Re: Recent trouble with QUIC?

2015-09-23 Thread Benson Schliesser
Hi, Sean.

I had precisely this experience, mostly noticed just in the past day or so.
I assumed it was an effect of the firewall/NAT setup that my corporate IT
network has implemented, because it often is a culprit in these kind of
situations... But noticing that it was only for QUIC connections to Google
(I likewise use Apps hosted email) I just turned off QUIC in Chrome and the
problem went away.

I have no real insight about the issue beyond that. Except to say that the
packets captures I performed were not very useful to me, personally,
because encrypted QUIC traffic isn't very revealing in Wireshark. :) Though
I may simply be missing some clue and/or skill in making sense of it.

I guess I'm glad to hear that others such as yourself are seeing the same
problem. Because now I don't have to harass my corporate IT dept. Instead
we can look forward to speculation about Google, QUIC adoption in the near
future, etc.

Cheers,
-Benson


On Wednesday, September 23, 2015, Sean Hunter  wrote:

> Hi all,
>
> I work for a 2500 user university and we've seen some odd behavior
> recently. 2-4 weeks ago we started seeing Google searches that would fail
> for ~2 minutes, or disconnects in Gmail briefly. This week, and
> particularly in the last 2-3 days, we've had reports from numerous users on
> campus, even those who generally do not complain unless an issue has been
> ongoing for a while. Those reports include Drive disconnecting, searches
> failing, Gmail presenting a "007" error, and calendar failing to create
> events.
>
> In fact, the issue became so widespread today, that the campus paper is
> writing about it as a last minute article before they're weekly
> publication's deadline this evening. (Important in our little world where
> we try to look good.)
>
> We aren't really staffed or equipped to figure out exactly what's happening
> (and issues are sporadic, so packet captures are difficult, to say the
> least), but we found that disabling QUIC dramatically and immediately
> improved the experience of a couple of users on campus.
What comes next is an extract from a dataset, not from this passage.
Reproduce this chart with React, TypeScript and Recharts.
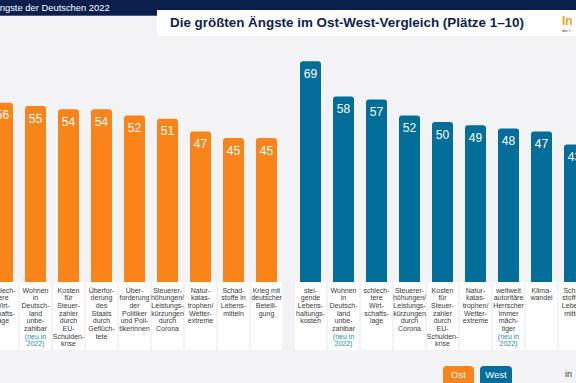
import { BarChart, Bar, XAxis, YAxis, LabelList } from 'recharts'

const NAVY = '#0b1f4f'
const ORANGE = '#f8841a'
const BLUE = '#036e99'
const TEAL = '#1b8ea3'

// Ost, Plätze 2–10 (Platz 1 liegt links ausserhalb des Bildausschnitts)
const ostLabels = [
  'schlech-|tere|Wirt-|schafts-|lage',
  'Wohnen|in|Deutsch-|land|unbe-|zahlbar|(neu in|2022)',
  'Kosten|für|Steuer-|zahler|durch|EU-|Schulden-|krise',
  'Überfor-|derung|des|Staats|durch|Geflüch-|tete',
  'Über-|forderung|der|Politiker|und Poli-|tikerinnen',
  'Steuerer-|höhungen/|Leistungs-|kürzungen|durch|Corona',
  'Natur-|katas-|trophen/|Wetter-|extreme',
  'Schad-|stoffe in|Lebens-|mitteln',
  'Krieg mit|deutscher|Beteili-|gung',
]
const ostValues = [56, 55, 54, 54, 52, 51, 47, 45, 45]

// West, Plätze 1–9
const westLabels = [
  'stei-|gende|Lebens-|haltungs-|kosten',
  'Wohnen|in|Deutsch-|land|unbe-|zahlbar|(neu in|2022)',
  'schlech-|tere|Wirt-|schafts-|lage',
  'Steuerer-|höhungen/|Leistungs-|kürzungen|durch|Corona',
  'Kosten|für|Steuer-|zahler|durch|EU-|Schulden-|krise',
  'Natur-|katas-|trophen/|Wetter-|extreme',
  'weltweit|autoritäre|Herrscher|immer|mäch-|tiger|(neu in|2022)',
  'Klima-|wandel',
  'Schad-|stoffe in|Lebens-|mitteln',
]
const westValues = [69, 58, 57, 52, 50, 49, 48, 47, 43]

const FONT = '"Liberation Sans", Arial, sans-serif'

function LabelTick({ x, y, payload }: any) {
  const lines: string[] = String(payload.value).split('|')
  return (
    <g>
      <rect x={x - 15.5} y={y} width={31} height={68} fill="#ffffff" />
      {lines.map((l, i) => (
        <text
          key={i}
          x={x}
          y={y + 10.5 + i * 7.7}
          textAnchor="middle"
          fontSize={7}
          fontFamily={FONT}
          fill={l.startsWith('(neu') || l === '2022)' ? TEAL : '#3a3a3a'}
        >
          {l}
        </text>
      ))}
    </g>
  )
}

function Group({ labels, values, color, left }: {
  labels: string[]
  values: number[]
  color: string
  left: number
}) {
  const data = labels.map((name, i) => ({ name, value: values[i] }))
  return (
    <div style={{ position: 'absolute', left, top: 0 }}>
      <BarChart
        width={297}
        height={352}
        data={data}
        margin={{ top: 26, right: 0, left: 0, bottom: 0 }}
        barSize={21}
      >
        <XAxis
          dataKey="name"
          interval={0}
          height={70}
          axisLine={false}
          tickLine={false}
          tickSize={0}
          tickMargin={0}
          tick={<LabelTick />}
        />
        <YAxis hide domain={[0, 80]} />
        <Bar dataKey="value" fill={color} radius={[3, 3, 0, 0]} isAnimationActive={false}>
          <LabelList
            dataKey="value"
            position="insideTop"
            offset={8}
            fill="#ffffff"
            fontSize={12}
            fontFamily={FONT}
          />
        </Bar>
      </BarChart>
    </div>
  )
}

export default function App() {
  return (
    <div
      style={{
        position: 'fixed',
        left: 0,
        top: 0,
        width: 576,
        height: 383,
        overflow: 'hidden',
        background: '#f3f3f5',
        fontFamily: FONT,
      }}
    >
      <div style={{ position: 'absolute', left: 0, top: 0, width: 576, height: 15, background: NAVY }} />
      <div style={{ position: 'absolute', left: 0, top: 15, width: 157, height: 1, background: '#4a5a80' }} />
      <div style={{ position: 'absolute', left: -6.5, top: 2, color: '#ffffff', fontSize: 9.4, whiteSpace: 'nowrap' }}>
        Ängste der Deutschen 2022
      </div>
      <div style={{ position: 'absolute', left: 157, top: 10, width: 419, height: 26, background: '#ffffff' }} />
      <div
        style={{
          position: 'absolute',
          left: 170,
          top: 15,
          color: NAVY,
          fontSize: 13.4,
          fontWeight: 'bold',
          whiteSpace: 'nowrap',
        }}
      >
        Die größten Ängste im Ost-West-Vergleich (Plätze 1–10)
      </div>
      <div style={{ position: 'absolute', left: 562, top: 14, color: '#f5a31a', fontSize: 12, fontWeight: 'bold' }}>
        In
      </div>
      <div style={{ position: 'absolute', left: 562, top: 28, color: '#333', fontSize: 4, whiteSpace: 'nowrap' }}>
        der I
      </div>

      <Group labels={ostLabels} values={ostValues} color={ORANGE} left={-14.5} />
      <Group labels={westLabels} values={westValues} color={BLUE} left={293.5} />

      <div
        style={{
          position: 'absolute',
          left: 443,
          top: 366,
          width: 31,
          height: 22,
          borderRadius: 4,
          background: ORANGE,
          color: '#fff',
          fontSize: 9.5,
          textAlign: 'center',
          lineHeight: '17px',
        }}
      >
        Ost
      </div>
      <div
        style={{
          position: 'absolute',
          left: 480,
          top: 366,
          width: 32,
          height: 22,
          borderRadius: 4,
          background: BLUE,
          color: '#fff',
          fontSize: 9.5,
          textAlign: 'center',
          lineHeight: '17px',
        }}
      >
        West
      </div>
      <div style={{ position: 'absolute', left: 565, top: 369, color: '#333', fontSize: 9 }}>in</div>
    </div>
  )
}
We're recommending
> via the paper that others do so as well.
>
> What I'm curious about is:
>
> a) Has anyone here had a similar experience? Was the root cause QUIC in
> your case?
>
> b) Has anyone noticed anything remotely similar in the last few
> weeks/days/today?
>
> We're an Apps domain, so this may be specific to universities in the Apps
> universe.
>
> If anyone has any useful information or hints, or if someone from Google
> would like more information, please feel free to contact me, on or off
> list.
>
> Thanks for reading and have a great night everyone! Happy Wednesday!
>


Recent trouble with QUIC?

2015-09-23 Thread Sean Hunter
Hi all,

I work for a 2500 user university and we've seen some odd behavior
recently. 2-4 weeks ago we started seeing Google searches that would fail
for ~2 minutes, or disconnects in Gmail briefly. This week, and
particularly in the last 2-3 days, we've had reports from numerous users on
campus, even those who generally do not complain unless an issue has been
ongoing for a while. Those reports include Drive disconnecting, searches
failing, Gmail presenting a "007" error, and calendar failing to create
events.

In fact, the issue became so widespread today, that the campus paper is
writing about it as a last minute article before they're weekly
publication's deadline this evening. (Important in our little world where
we try to look good.)

We aren't really staffed or equipped to figure out exactly what's happening
(and issues are sporadic, so packet captures are difficult, to say the
least), but we found that disabling QUIC dramatically and immediately
improved the experience of a couple of users on campus. We're recommending
via the paper that others do so as well.

What I'm curious about is:

a) Has anyone here had a similar experience? Was the root cause QUIC in
your case?

b) Has anyone noticed anything remotely similar in the last few
weeks/days/today?

We're an Apps domain, so this may be specific to universities in the Apps
universe.

If anyone has any useful information or hints, or if someone from Google
would like more information, please feel free to contact me, on or off list.

Thanks for reading and have a great night everyone! Happy Wednesday!